ADORATION to the World-honored Ones (Bhagavat) 1 in all the ten quarters, who universally produce great benefits, whose wisdom is infinite and transcendent, and who save and guard [all beings].
[Adoration] to the Dharma 2 whose essence and
attributes are like the ocean, revealing to us the principle of anâtman and forming the storage of infinite merits.
[Adoration] to the congregation (samgha) of those who assiduously aspire after perfect knowledge (samyaksambodhi).
That all beings (sarvasattva) may rid themselves of doubt, become free from evil attachment, and, by the awakening of faith (çraddha), inherit Buddha-seeds, I write this Discourse. 1
46:1 There are ten appellations most commonly given to a Buddha: (1) Tathâgata (the one who thus comes, or he who has been expected and fulfils all expectations, the perfect one); (2) Arhat (the worthy one, but according to Nâgârjuna's Mahâprajñâpâramitâçâstra, Chinese translation by Kumârajîva, Vol. III., p. 17, one who has destroyed all enemies of evil passions, or one who is revered by gods and men, or one who will not be reborn; see also Vol. II., p. 20); (3) Samyaksambuddha (one who is perfect by enlightenment); (4) Vidyâcaranasampanna (one who is perfect in knowledge and conduct); (5) Sugata (one who goes well); (6) Lokavid (one who knows the world); (7) Anuttara (one who has no superior); (8) Purushadamyasârathi (the tamer of all beings); (9) Câstâdevâmanushyânâm (the teacher of gods and men); (10) Buddha (the enlightened one).
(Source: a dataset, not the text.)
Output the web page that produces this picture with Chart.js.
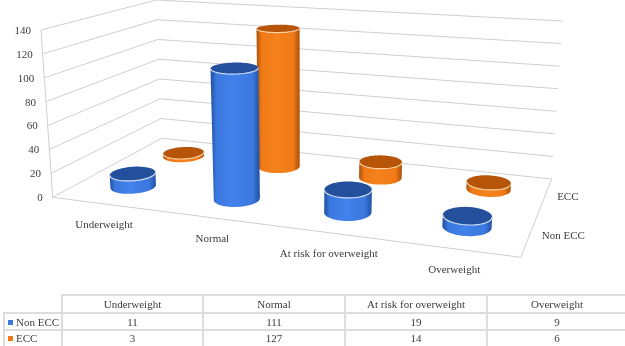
<!DOCTYPE html>
<html>
<head>
<meta charset="utf-8">
<title>Nutritional status by ECC group</title>
<script src="https://cdn.jsdelivr.net/npm/chart.js@4"></script>
<style>
    html, body { margin: 0; padding: 0; background: #fff; overflow: hidden; }
    #wrap { position: absolute; left: 0; top: 0; width: 625px; height: 295px; }
    #dataTable {
        position: absolute; left: 3px; top: 294px; width: 622px;
        border-collapse: collapse; table-layout: fixed;
        font: 11px "Liberation Serif", serif; color: #3c3c3c; text-align: center;
    }
    #dataTable td { border: 2px solid #dddddd; height: 15px; padding: 0; line-height: 14px; }
    #dataTable tr:first-child td { height: 16px; }
    #dataTable tr:last-child td { height: 20px; vertical-align: top; }
    #dataTable tr:first-child td:first-child { border-top: 0; border-left: 0; }
    #dataTable td:last-child { border-right: 0; }
    #dataTable td.name { text-align: left; padding-left: 3px; white-space: nowrap; }
    #dataTable .key { display: inline-block; width: 5px; height: 5px; margin-right: 3px; vertical-align: 1px; }
</style>
</head>
<body>
<div id="wrap"><canvas id="ecc3d" width="625" height="295"></canvas></div>
<table id="dataTable"></table>

<script>
    // ---- data ----
    const categories = ['Underweight', 'Normal', 'At risk for overweight', 'Overweight'];
    const seriesNames = ['Non ECC', 'ECC'];
    const nonEcc = [11, 111, 19, 9];
    const ecc = [3, 127, 14, 6];
    const valueTicks = { min: 0, max: 140, step: 20 };

    // ---- look ----
    const seriesColors = ['#3b78e0', '#f07a16'];
    const sideEdge = ['#20509f', '#a9500a'];
    const sideLight = ['#4282ea', '#f5821c'];
    const capFill = ['#234f9c', '#b65408'];
    const capRim = ['#d5e0f5', '#fbd3a8'];
    const gridColor = '#cfcfcf';
    const textColor = '#3c3c3c';
    const labelFont = '11px "Liberation Serif", serif';

    // floor of the 3D box on screen: front-left, front-right, back-right, back-left
    const floorQuad = [[52.7, 197.3], [520.7, 257.3], [551.7, 179], [161.7, 138.3]];
    // on-screen height of the full value range above those same corners
    const wallHeights = [167.3, 178, 158, 138.3];
    // uprights fan out from a point far below the middle of the chart
    const fanCenterX = 302;
    const fanDistance = 3560;
    const depthRadius = 0.105;

    // unit square -> quad perspective mapping
    function squareToQuad(q) {
        const [x0, y0] = q[0], [x1, y1] = q[1], [x2, y2] = q[2], [x3, y3] = q[3];
        const dx1 = x1 - x2, dx2 = x3 - x2, sx = x0 - x1 + x2 - x3;
        const dy1 = y1 - y2, dy2 = y3 - y2, sy = y0 - y1 + y2 - y3;
        const den = dx1 * dy2 - dx2 * dy1;
        const g = (sx * dy2 - dx2 * sy) / den;
        const h = (dx1 * sy - sx * dy1) / den;
        const a = x1 - x0 + g * x1, b = x3 - x0 + h * x3;
        const d = y1 - y0 + g * y1, e = y3 - y0 + h * y3;
        return function (u, v) {
            const w = g * u + h * v + 1;
            return [(a * u + b * v + x0) / w, (d * u + e * v + y0) / w];
        };
    }
    const floorMap = squareToQuad(floorQuad);

    // u: along categories, v: depth, w: height, all 0..1
    function project(u, v, w) {
        const p = floorMap(u, v);
        const front = wallHeights[0] + (wallHeights[1] - wallHeights[0]) * u;
        const back = wallHeights[3] + (wallHeights[2] - wallHeights[3]) * u;
        const rise = (front + (back - front) * v) * w;
        return [p[0] + (p[0] - fanCenterX) / fanDistance * rise, p[1] - rise];
    }

    function line(ctx, a, b) {
        ctx.beginPath();
        ctx.moveTo(a[0], a[1]);
        ctx.lineTo(b[0], b[1]);
        ctx.stroke();
    }

    function drawWalls(chart) {
        const ctx = chart.ctx, y = chart.scales.y;
        ctx.strokeStyle = gridColor;
        ctx.lineWidth = 1;
        y.ticks.forEach(function (t) {
            const w = (t.value - y.min) / (y.max - y.min);
            line(ctx, project(0, 0, w), project(0, 1, w));
            line(ctx, project(0, 1, w), project(1, 1, w));
        });
        line(ctx, project(0, 0, 0), project(0, 0, 1));
        line(ctx, project(0, 0, 0), project(1, 0, 0));
        line(ctx, project(1, 0, 0), project(1, 1, 0));
    }

    function drawLabels(chart) {
        const ctx = chart.ctx, x = chart.scales.x, y = chart.scales.y;
        ctx.fillStyle = textColor;
        ctx.font = labelFont;
        ctx.textBaseline = 'middle';

        ctx.textAlign = 'right';
        y.ticks.forEach(function (t) {
            const p = project(0, 0, (t.value - y.min) / (y.max - y.min));
            ctx.fillText(t.label, p[0] - 10, p[1] + 1);
        });

        ctx.textAlign = 'center';
        categories.forEach(function (name, i) {
            const u = (x.getPixelForValue(i) - chart.chartArea.left) / chart.chartArea.width;
            const p = project(u, 0, 0);
            ctx.fillText(name, p[0], p[1] + 21);
        });

        ctx.textAlign = 'left';
        seriesNames.forEach(function (name, i) {
            const p = project(1, (i + 0.5) / seriesNames.length, 0);
            ctx.fillText(name, p[0] + 12, p[1] + 2);
        });
    }

    // outline of a circle standing at height w
    function ring(u, v, w, ru) {
        const pts = [];
        for (let k = 0; k < 64; k++) {
            const a = k / 64 * Math.PI * 2;
            pts.push(project(u + ru * Math.cos(a), v + depthRadius * Math.sin(a), w));
        }
        return pts;
    }

    function extremes(pts) {
        let l = 0, r = 0;
        pts.forEach(function (p, k) {
            if (p[0] < pts[l][0]) l = k;
            if (p[0] > pts[r][0]) r = k;
        });
        return [l, r];
    }

    function drawCylinder(ctx, s, u, v, w, ru) {
        const top = ring(u, v, w, ru), base = ring(u, v, 0, ru);
        const te = extremes(top), be = extremes(base);

        // side: down the left, round the near part of the base, back up the right
        const left = Math.min(top[te[0]][0], base[be[0]][0]);
        const right = Math.max(top[te[1]][0], base[be[1]][0]);
        const grad = ctx.createLinearGradient(left, 0, right, 0);
        grad.addColorStop(0, sideEdge[s]);
        grad.addColorStop(0.12, seriesColors[s]);
        grad.addColorStop(0.45, sideLight[s]);
        grad.addColorStop(0.85, seriesColors[s]);
        grad.addColorStop(1, sideEdge[s]);

        ctx.beginPath();
        ctx.moveTo(top[te[0]][0], top[te[0]][1]);
        let k = be[0];
        ctx.lineTo(base[k][0], base[k][1]);
        // step round whichever way runs along the near (lower) arc
        const step = base[(be[0] + 1) % 64][1] > base[be[0]][1] ? 1 : 63;
        while (k !== be[1]) {
            k = (k + step) % 64;
            ctx.lineTo(base[k][0], base[k][1]);
        }
        ctx.lineTo(top[te[1]][0], top[te[1]][1]);
        ctx.closePath();
        ctx.fillStyle = grad;
        ctx.fill();

        // cap
        ctx.beginPath();
        top.forEach(function (p, i) {
            if (i === 0) ctx.moveTo(p[0], p[1]); else ctx.lineTo(p[0], p[1]);
        });
        ctx.closePath();
        ctx.fillStyle = capFill[s];
        ctx.fill();

        // lighter rim on the near edge of the cap
        const tStep = top[(te[0] + 1) % 64][1] > top[te[0]][1] ? 1 : 63;
        ctx.beginPath();
        ctx.moveTo(top[te[0]][0], top[te[0]][1]);
        k = te[0];
        while (k !== te[1]) {
            k = (k + tStep) % 64;
            ctx.lineTo(top[k][0], top[k][1]);
        }
        ctx.strokeStyle = capRim[s];
        ctx.lineWidth = 1.2;
        ctx.stroke();
    }

    // replaces the flat bars: elements keep the positions worked out by the scales
    const cylinderPlugin = {
        id: 'cylinders',
        beforeDatasetsDraw(chart) {
            const area = chart.chartArea, ctx = chart.ctx;
            ctx.save();
            drawWalls(chart);
            drawLabels(chart);
            // back row first so the front row overlaps it
            for (let s = chart.data.datasets.length - 1; s >= 0; s--) {
                const v = (s + 0.5) / chart.data.datasets.length;
                chart.getDatasetMeta(s).data.forEach(function (bar) {
                    const u = (bar.x - area.left) / area.width;
                    const w = (area.bottom - bar.y) / area.height;
                    const ru = bar.width / 2 / area.width;
                    drawCylinder(ctx, s, u, v, w, ru);
                });
            }
            ctx.restore();
            return false;
        }
    };

    const ctxChart = document.getElementById('ecc3d').getContext('2d');
    new Chart(ctxChart, {
        type: 'bar',
        data: {
            labels: categories,
            datasets: [
                { label: seriesNames[0], data: nonEcc, backgroundColor: seriesColors[0] },
                { label: seriesNames[1], data: ecc, backgroundColor: seriesColors[1] }
            ]
        },
        options: {
            responsive: false,
            animation: false,
            events: [],
            grouped: false,
            barPercentage: 0.39,
            categoryPercentage: 1,
            layout: { padding: 0 },
            plugins: { legend: { display: false }, tooltip: { enabled: false } },
            scales: {
                x: { display: false },
                y: {
                    display: false,
                    min: valueTicks.min,
                    max: valueTicks.max,
                    ticks: { stepSize: valueTicks.step }
                }
            }
        },
        plugins: [cylinderPlugin]
    });

    // ---- data table under the chart ----
    const table = document.getElementById('dataTable');
    const colWidths = [58, 141, 142, 142, 139];
    const colgroup = document.createElement('colgroup');
    colWidths.forEach(function (w) {
        const col = document.createElement('col');
        col.style.width = w + 'px';
        colgroup.appendChild(col);
    });
    table.appendChild(colgroup);

    const headRow = table.insertRow();
    headRow.insertCell().textContent = '';
    categories.forEach(function (name) {
        headRow.insertCell().textContent = name;
    });
    [nonEcc, ecc].forEach(function (values, s) {
        const row = table.insertRow();
        const nameCell = row.insertCell();
        nameCell.className = 'name';
        const key = document.createElement('span');
        key.className = 'key';
        key.style.background = seriesColors[s];
        nameCell.appendChild(key);
        nameCell.appendChild(document.createTextNode(seriesNames[s]));
        values.forEach(function (val) {
            row.insertCell().textContent = val;
        });
    });
</script>
</body>
</html>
When Lokavid and Anuttara are considered to be one title, as in the Sutra on the Ten Appellations, Bhagavat is added to make the tenth.
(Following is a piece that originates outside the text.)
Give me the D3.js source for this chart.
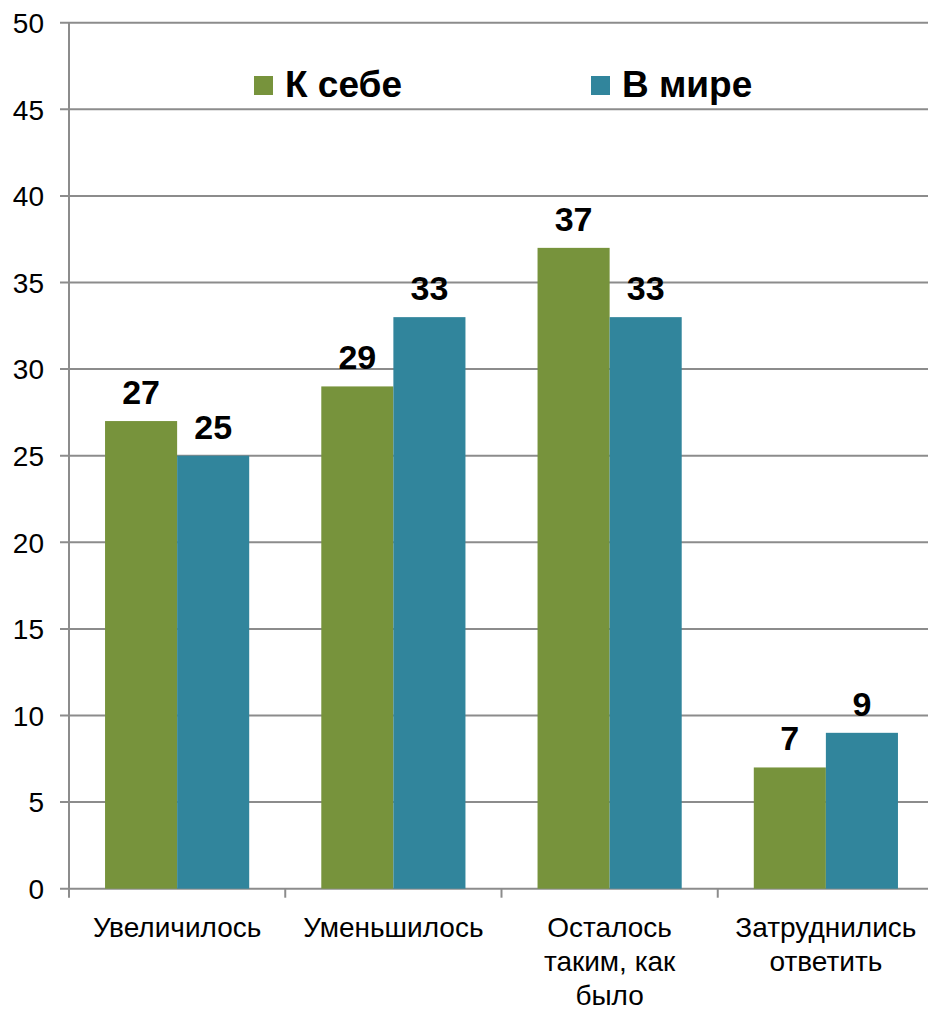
<!doctype html>
<html>
<head>
  <meta charset="utf-8">
  <script src="https://cdnjs.cloudflare.com/ajax/libs/d3/7.8.5/d3.min.js"></script>
  <style>
    body { margin: 0; background: #fff; }
    svg { display: block; font-family: "Liberation Sans", Arial, sans-serif; }
  </style>
</head>
<body>
  <svg id="chart" width="928" height="1010"></svg>
  <script>
    var categories = ["Увеличилось", "Уменьшилось", "Осталось\nтаким, как\nбыло", "Затруднились\nответить"];
    var series = ["К себе", "В мире"];
    var selfValues = [27, 29, 37, 7];
    var worldValues = [25, 33, 33, 9];
    var yTicks = [0, 5, 10, 15, 20, 25, 30, 35, 40, 45, 50];
    var colors = ["#77933c", "#31859c"];

    var svg = d3.select("#chart");
    var plotLeft = 69, plotRight = 934, plotTop = 22.7, plotBottom = 888.7;

    var x0 = d3.scaleBand().domain(categories).range([plotLeft, plotRight]).padding(0);
    var x1 = d3.scaleBand().domain(series).range([0, x0.bandwidth()]).paddingInner(0).paddingOuter(0.5);
    var y = d3.scaleLinear().domain([0, 50]).range([plotBottom, plotTop]);

    var rows = categories.map((c, i) => ({cat: c, vals: [selfValues[i], worldValues[i]]}));

    // grid lines + y ticks
    svg.append("g")
      .selectAll("line")
      .data(yTicks)
      .enter().append("line")
      .attr("x1", plotLeft - 9).attr("x2", plotRight)
      .attr("y1", d => y(d)).attr("y2", d => y(d))
      .attr("stroke", "#8c8c8c").attr("stroke-width", 2);

    svg.append("g")
      .selectAll("text")
      .data(yTicks)
      .enter().append("text")
      .attr("x", 44).attr("y", d => y(d))
      .attr("dy", "0.37em")
      .attr("text-anchor", "end")
      .style("font-size", "28px")
      .text(d => d);

    // bars
    var groups = svg.append("g")
      .selectAll("g")
      .data(rows)
      .enter().append("g")
      .attr("transform", d => `translate(${x0(d.cat)},0)`);

    groups.selectAll("rect")
      .data(d => d.vals.map((v, j) => ({s: series[j], v: v, j: j})))
      .enter().append("rect")
      .attr("x", d => x1(d.s))
      .attr("width", x1.bandwidth())
      .attr("y", d => y(d.v))
      .attr("height", d => plotBottom - y(d.v))
      .attr("fill", d => colors[d.j]);

    groups.selectAll("text")
      .data(d => d.vals.map((v, j) => ({s: series[j], v: v})))
      .enter().append("text")
      .attr("x", d => x1(d.s) + x1.bandwidth() / 2)
      .attr("y", d => y(d.v) - 17)
      .attr("text-anchor", "middle")
      .style("font-size", "34px")
      .style("font-weight", "bold")
      .text(d => d.v);

    // axis lines
    svg.append("line")
      .attr("x1", plotLeft).attr("x2", plotLeft).attr("y1", plotTop).attr("y2", plotBottom + 9)
      .attr("stroke", "#8c8c8c").attr("stroke-width", 2);

    svg.append("g")
      .selectAll("line")
      .data(categories.slice(1))
      .enter().append("line")
      .attr("x1", d => x0(d)).attr("x2", d => x0(d))
      .attr("y1", plotBottom).attr("y2", plotBottom + 9)
      .attr("stroke", "#8c8c8c").attr("stroke-width", 2);

    // category labels
    svg.append("g")
      .selectAll("text")
      .data(categories)
      .enter().append("text")
      .attr("x", d => x0(d) + x0.bandwidth() / 2)
      .attr("y", 937)
      .attr("text-anchor", "middle")
      .style("font-size", "28px")
      .each(function(d) {
        var t = d3.select(this);
        d.split("\n").forEach((line, i) => {
          t.append("tspan")
            .attr("x", x0(d) + x0.bandwidth() / 2)
            .attr("dy", i ? 34 : 0)
            .text(line);
        });
      });

    // legend
    var legendX = [254, 591];
    var legend = svg.append("g")
      .selectAll("g")
      .data(series)
      .enter().append("g")
      .attr("transform", (d, i) => `translate(${legendX[i]},76)`);

    legend.append("rect")
      .attr("width", 19).attr("height", 19)
      .attr("fill", (d, i) => colors[i]);

    legend.append("text")
      .attr("x", 31).attr("y", 21)
      .style("font-size", "37px")
      .style("font-weight", "bold")
      .text(d => d);
  </script>
</body>
</html>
46:2 According to a general interpretation of Mahâyâna Buddhists dharma means: (1) that which exists; (2) the object of understanding. Dharma may therefore be rendered in the first sense by "object," or "thing," or "substance," or "being," including everything mental as well as physical in its broadest sense, and so sarvadharma will designate all possible existences in the universe; p. 47 while dharma in the second sense may safely be rendered by "law" or "doctrine" as generally understood by Western Buddhist scholars, to most of whom, however, the first significance of the term is strangely unknown. Max Müller fitly remarks in his introduction to the English translation of the Vajracchedîkâ, p. xiv: "Dharma in its ordinary Buddhist phraseology may be correctly rendered by law. Thus the whole teaching of Buddha is called the good law, Saddharma. But in our treatise dharma is generally used in a different sense. It means form (εῖ᾽δος) and likewise what is possessed of form, what is therefore different from other things, what is individual, in fact, what we mean by a thing or an object. This meaning has escaped most of the translators, both Oriental and Western, but if we were always to translate dharma by law, it seems to me that the whole drift of our treatise would become unintelligible." In this translation dharma is rendered sometimes by "thing," sometimes by "law," sometimes by "truth" or "doctrine," according to the context. But when it is synonymous with suchness (bhûtatathatâ), I have retained its original Sanskrit form, capitalised.
47:1 An almost similar passage is repeated in the succeeding paragraph, while it does not occur in the older translation It may be a mistake on the part of the new translation, but I have left it as it stands in the text.